Instructions for the task: Omit any picture, and return the remaining data exactly as written.

——————————

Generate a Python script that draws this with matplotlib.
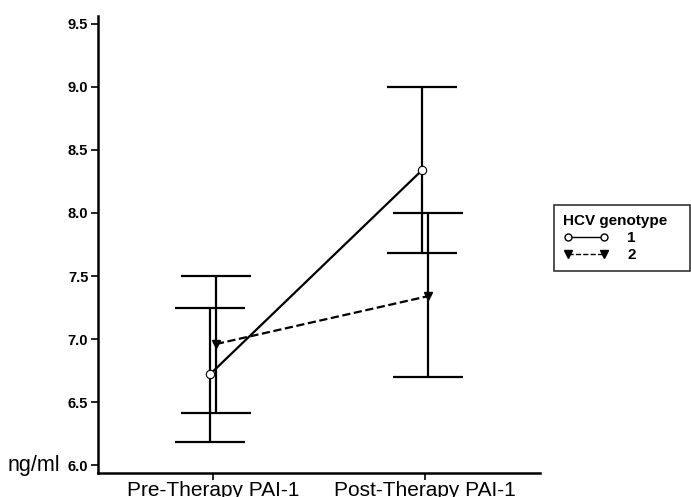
import matplotlib
matplotlib.use("Agg")
import matplotlib.pyplot as plt

plt.rcParams["font.family"] = ["Liberation Sans", "DejaVu Sans"]

CATEGORIES = ["Pre-Therapy PAI-1", "Post-Therapy PAI-1"]
G1_MEAN = [6.72, 8.34]
G1_LOW = [6.18, 7.68]
G1_HIGH = [7.25, 9.00]
G2_MEAN = [6.96, 7.34]
G2_LOW = [6.41, 6.70]
G2_HIGH = [7.50, 8.00]
YTICKS = [6.0, 6.5, 7.0, 7.5, 8.0, 8.5, 9.0, 9.5]

fig = plt.figure(figsize=(6.91, 4.97), dpi=100)
ax = fig.add_axes([98 / 691, 24 / 497, 442 / 691, 457 / 497])

xs = [0, 1]
off = 0.014
x1 = [x - off for x in xs]
x2 = [x + off for x in xs]

# error bars (caps + stems) and connecting lines
ax.errorbar(x1, G1_MEAN,
            yerr=[[m - l for m, l in zip(G1_MEAN, G1_LOW)],
                  [h - m for m, h in zip(G1_MEAN, G1_HIGH)]],
            fmt="-", color="black", lw=1.6, capsize=25, capthick=1.6, zorder=2)
ax.errorbar(x2, G2_MEAN,
            yerr=[[m - l for m, l in zip(G2_MEAN, G2_LOW)],
                  [h - m for m, h in zip(G2_MEAN, G2_HIGH)]],
            fmt="--", color="black", lw=1.6, capsize=25, capthick=1.6, zorder=2)
# markers on top
ax.plot(x1, G1_MEAN, "o", mfc="white", mec="black", ms=6, mew=0.8, zorder=4)
ax.plot(x2, G2_MEAN, "v", mfc="black", mec="black", ms=6, zorder=4)

ax.set_xlim(-0.542, 1.542)
ax.set_ylim(5.937, 9.563)
ax.set_yticks(YTICKS, [f"{v:.1f}" for v in YTICKS], fontweight="bold", fontsize=10.5)
ax.set_xticks(xs, CATEGORIES, fontsize=15)
ax.tick_params(axis="y", length=5, width=1.2, pad=2)
ax.tick_params(axis="x", length=5, width=1.2, pad=1)
for s in ("top", "right"):
    ax.spines[s].set_visible(False)
for s in ("left", "bottom"):
    ax.spines[s].set_linewidth(1.8)

fig.text(8 / 691, 1 - 466 / 497, "ng/ml", fontsize=15.5, va="center", ha="left")

h1, = ax.plot([], [], "-", color="black", lw=1, marker="o", mfc="white", mec="black", ms=5)
h2, = ax.plot([], [], "--", color="black", lw=1, marker="v", mfc="black", ms=6)
leg = fig.legend([h1, h2], ["1", "2"], title="HCV genotype", numpoints=2,
                 loc="upper left", mode="expand", borderaxespad=0,
                 bbox_to_anchor=(554 / 691, 1 - 274 / 497, 136 / 691, 69 / 497),
                 frameon=True, fancybox=False, edgecolor="black",
                 prop={"weight": "bold", "size": 11}, handlelength=3.0,
                 borderpad=0.6, labelspacing=0.2, handletextpad=1.2)
leg.get_title().set_fontweight("bold")
leg.get_title().set_fontsize(11)
leg._legend_box.align = "left"
leg.get_frame().set_linewidth(1.2)

fig.savefig("out.png", dpi=100, facecolor="white")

——————————

Exercise response:
Generate a Python script that draws this with matplotlib.
import matplotlib
matplotlib.use("Agg")
import matplotlib.pyplot as plt

plt.rcParams["font.family"] = ["Liberation Sans", "DejaVu Sans"]

CATEGORIES = ["Pre-Therapy PAI-1", "Post-Therapy PAI-1"]
G1_MEAN = [6.72, 8.34]
G1_LOW = [6.18, 7.68]
G1_HIGH = [7.25, 9.00]
G2_MEAN = [6.96, 7.34]
G2_LOW = [6.41, 6.70]
G2_HIGH = [7.50, 8.00]
YTICKS = [6.0, 6.5, 7.0, 7.5, 8.0, 8.5, 9.0, 9.5]

fig = plt.figure(figsize=(6.91, 4.97), dpi=100)
ax = fig.add_axes([98 / 691, 24 / 497, 442 / 691, 457 / 497])

xs = [0, 1]
off = 0.014
x1 = [x - off for x in xs]
x2 = [x + off for x in xs]

# error bars (caps + stems) and connecting lines
ax.errorbar(x1, G1_MEAN,
            yerr=[[m - l for m, l in zip(G1_MEAN, G1_LOW)],
                  [h - m for m, h in zip(G1_MEAN, G1_HIGH)]],
            fmt="-", color="black", lw=1.6, capsize=25, capthick=1.6, zorder=2)
ax.errorbar(x2, G2_MEAN,
            yerr=[[m - l for m, l in zip(G2_MEAN, G2_LOW)],
                  [h - m for m, h in zip(G2_MEAN, G2_HIGH)]],
            fmt="--", color="black", lw=1.6, capsize=25, capthick=1.6, zorder=2)
# markers on top
ax.plot(x1, G1_MEAN, "o", mfc="white", mec="black", ms=6, mew=0.8, zorder=4)
ax.plot(x2, G2_MEAN, "v", mfc="black", mec="black", ms=6, zorder=4)

ax.set_xlim(-0.542, 1.542)
ax.set_ylim(5.937, 9.563)
ax.set_yticks(YTICKS, [f"{v:.1f}" for v in YTICKS], fontweight="bold", fontsize=10.5)
ax.set_xticks(xs, CATEGORIES, fontsize=15)
ax.tick_params(axis="y", length=5, width=1.2, pad=2)
ax.tick_params(axis="x", length=5, width=1.2, pad=1)
for s in ("top", "right"):
    ax.spines[s].set_visible(False)
for s in ("left", "bottom"):
    ax.spines[s].set_linewidth(1.8)

fig.text(8 / 691, 1 - 466 / 497, "ng/ml", fontsize=15.5, va="center", ha="left")

h1, = ax.plot([], [], "-", color="black", lw=1, marker="o", mfc="white", mec="black", ms=5)
h2, = ax.plot([], [], "--", color="black", lw=1, marker="v", mfc="black", ms=6)
leg = fig.legend([h1, h2], ["1", "2"], title="HCV genotype", numpoints=2,
                 loc="upper left", mode="expand", borderaxespad=0,
                 bbox_to_anchor=(554 / 691, 1 - 274 / 497, 136 / 691, 69 / 497),
                 frameon=True, fancybox=False, edgecolor="black",
                 prop={"weight": "bold", "size": 11}, handlelength=3.0,
                 borderpad=0.6, labelspacing=0.2, handletextpad=1.2)
leg.get_title().set_fontweight("bold")
leg.get_title().set_fontsize(11)
leg._legend_box.align = "left"
leg.get_frame().set_linewidth(1.2)

fig.savefig("out.png", dpi=100, facecolor="white")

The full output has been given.